From January 15, foreign individual investors, pension funds and trusts can invest directly to access stock market, a fresh report revealed on Sunday.
In a statement, the government said,” The central government has decided to allow qualified foreign investors to directly invest in (the) Indian equity market in order to widen the class of investors, attract more foreign funds, and reduce market volatility.”
Indicates that the main motive of govt. to allow for direct invests in equities is to get investor under their confidence to attract money from overseas to bridge widening current account deficit and to liberalise Asia’s third-largest economy after a year of big losses on the benchmark Sensex index.

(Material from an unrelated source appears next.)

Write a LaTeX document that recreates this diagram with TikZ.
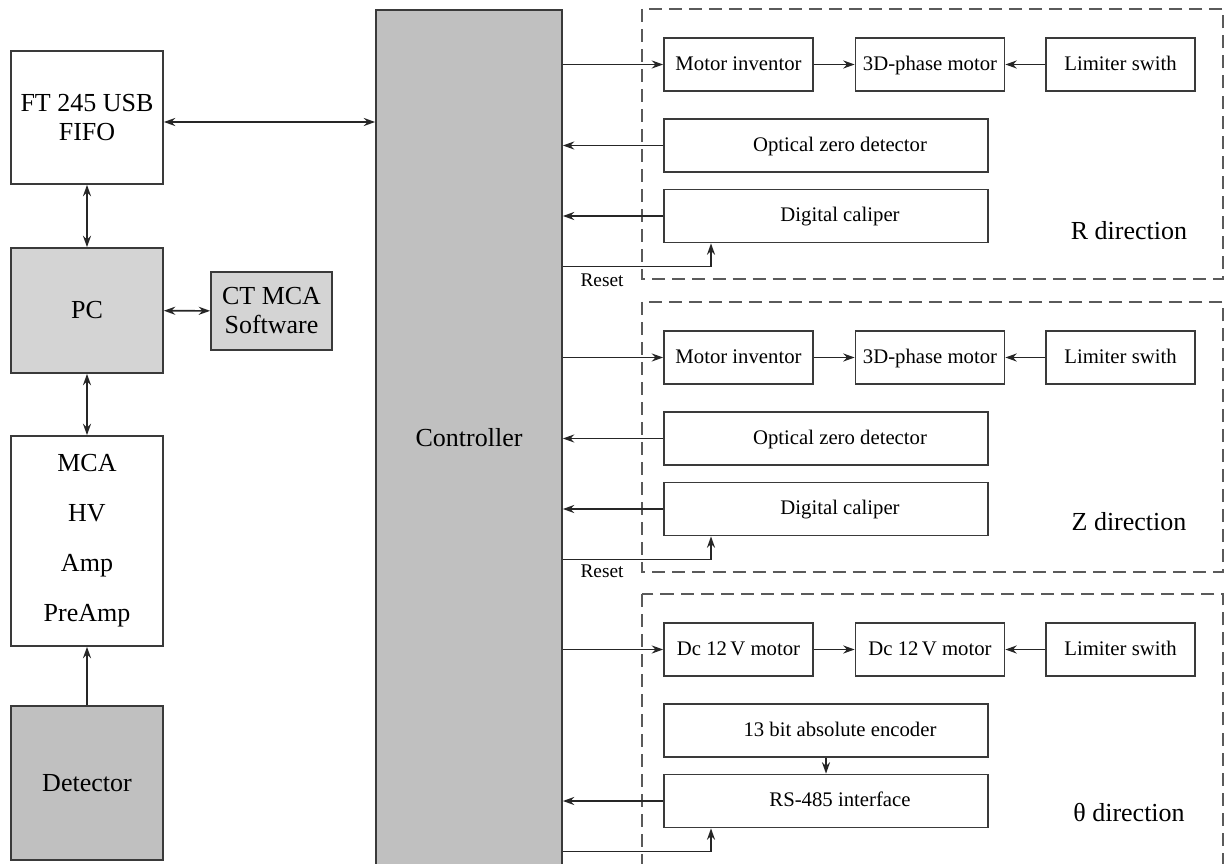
\documentclass[tikz,border=0pt]{standalone}
\usepackage{fontspec}
\setmainfont{Liberation Serif}
\usepackage{xcolor}
\usepackage{tikz}
\usetikzlibrary{arrows.meta,positioning,calc}
\definecolor{boxline}{HTML}{3A3A3A}
\definecolor{pcgray}{HTML}{D4D4D4}
\definecolor{ctrlgray}{HTML}{C0C0C0}
\definecolor{dashgray}{HTML}{5A5A5A}
\newcommand{\bigtxt}{\fontsize{14.8}{16.5}\selectfont}
\newcommand{\smalltxt}{\fontsize{11.8}{14}\selectfont}

\begin{document}
\begin{tikzpicture}[x=0.02cm,y=-0.02cm,
   blk/.style={draw=boxline,line width=1pt,fill=#1,inner sep=0pt,font=\bigtxt,align=center,minimum width=3.04cm},
   blk/.default=white,
   unitbox/.style={draw=boxline,line width=1pt,fill=white,inner sep=0pt,font=\smalltxt,
     text height=0.9em,text depth=0.24em,minimum width=2.98cm,minimum height=1.06cm},
   widebox/.style={unitbox,minimum width=6.48cm,execute at begin node={\hspace*{0.56cm}}},
   wire/.style={draw=black!85,line width=0.9pt,-{Stealth[length=6.5pt,width=4.6pt]}},
   biwire/.style={wire,{Stealth[length=6.5pt,width=4.6pt]}-{Stealth[length=6.5pt,width=4.6pt]}},
   dashframe/.style={draw=dashgray,line width=0.9pt,dash pattern=on 7.4pt off 4pt}]
  \useasboundingbox (0,0) rectangle (1226,864);
  % Left column
  \node[blk] (ft) at (87,117.5) [minimum height=2.66cm] {FT 245 USB\\FIFO};
  \node[blk=pcgray] (pc) at (87,310.5) [minimum height=2.5cm] {PC};
  \node[blk=pcgray,minimum width=2.42cm,minimum height=1.56cm] (ct) at (271.5,311) {CT MCA\\Software};
  \node[blk,font=\fontsize{14.8}{28.5}\selectfont] (mca) at (87,541) [minimum height=4.2cm] {MCA\\HV\\Amp\\PreAmp};
  \node[blk=ctrlgray] (det) at (87,783) [minimum height=3.08cm] {Detector};
  % Controller
  \node[blk=ctrlgray,minimum width=3.72cm,minimum height=17.12cm] (ctrl) at (469,438) {Controller};
  \coordinate (usb) at ($(ft.east)+(0,4.5)$);
  \draw[biwire] (usb) -- (usb -| ctrl.west);
  \draw[biwire] (ft) -- (pc);
  \draw[biwire] (pc) -- (ct);
  \draw[biwire] (pc) -- (mca);
  \draw[wire] (det) -- (mca);
  % Motor rows and frames
  \foreach \s/\off/\fb/\ma/\mb in {R/0/279/Motor inventor/3D-phase motor,
      Z/293/572/Motor inventor/3D-phase motor,
      T/585/890/Dc 12\,V motor/Dc 12\,V motor}{
    \draw[dashframe] (642,9+\off) rectangle (1223,\fb);
    \node[unitbox] (ma\s) at (738.5,64.5+\off) {\ma};
    \node[unitbox] (mb\s) at (930,64.5+\off) {\mb};
    \node[unitbox] (ls\s) at (1120.5,64.5+\off) {Limiter swith};
    \draw[wire] (ma\s.west -| ctrl.east) -- (ma\s);
    \draw[wire] (ma\s) -- (mb\s);
    \draw[wire] (ls\s) -- (mb\s);
  }
  % Sensor boxes
  \foreach \s/\off/\ta/\tb in {R/0/Optical zero detector/Digital caliper,
      Z/293/Optical zero detector/Digital caliper,
      T/585/13 bit absolute encoder/RS-485 interface}{
    \node[widebox] (ua\s) at (826,145.5+\off) {\ta};
    \node[widebox] (ub\s) at (826,216+\off) {\tb};
    \coordinate (rs\s) at (711,266.5+\off);
    \draw[wire] (ub\s) -- (ub\s.west -| ctrl.east);
    \draw[wire] (rs\s -| ctrl.east) -- (rs\s) -- (rs\s |- ub\s.south);
  }
  \foreach \s in {R,Z}
    \draw[wire] (ua\s) -- (ua\s.west -| ctrl.east);
  \draw[wire] (uaT) -- (ubT);
  % Labels
  \node[font=\fontsize{11}{13}\selectfont] (resetR) at (602,280) {Reset};
  \node[font=\fontsize{11}{13}\selectfont] (resetZ) at (602,571) {Reset};
  \node[font=\bigtxt] (dirR) at (1129,231) {R direction};
  \node[font=\bigtxt] (dirZ) at (1129,522) {Z direction};
  \node[font=\bigtxt] (dirT) at (1129,813) {θ direction};
\end{tikzpicture}
\end{document}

In an interview, The Finance Minister Pranab Mukherjee told media, “The steps that the government is taking should hopefully help restore some confidence in the market.”
Although Indian economy has opened to foreign cash from past 20 years, but Govt. new policy helps to remove the different indirect routes that passed by foreign nationals to make investment in stock market as mutual funds, or through institutional vehicles.
Hoping to get positive result from this policy, the risk is of an increased flow of overseas funds in the near-term due to weak market conditions.
The research head at brokerage SMC Global Securities, Jagannadham Thunuguntla informed that at a time when the foreign institutions are reducing their exposure to India, it would not be prudent to expect foreign individuals to start investing in our markets. “We can see some impact of this decision when the stock market conditions improve,” he stated in his statement.
However the major fall in rupee against dollar in this year would result a major declining in stock market that led to high inflation, high interest rates, slowing domestic growth. But India has significant number of investors in Europe that keen to invest directly that led India as a long-term promising investment destination at a time the developed world is struggling.
Many economists predict growth below 7% of fiscal year that ends on 30 March.
Further Foreign investors’ prediction on the Sensex for this year is it could go as low 12,000 compared with Friday’s close of 15,454.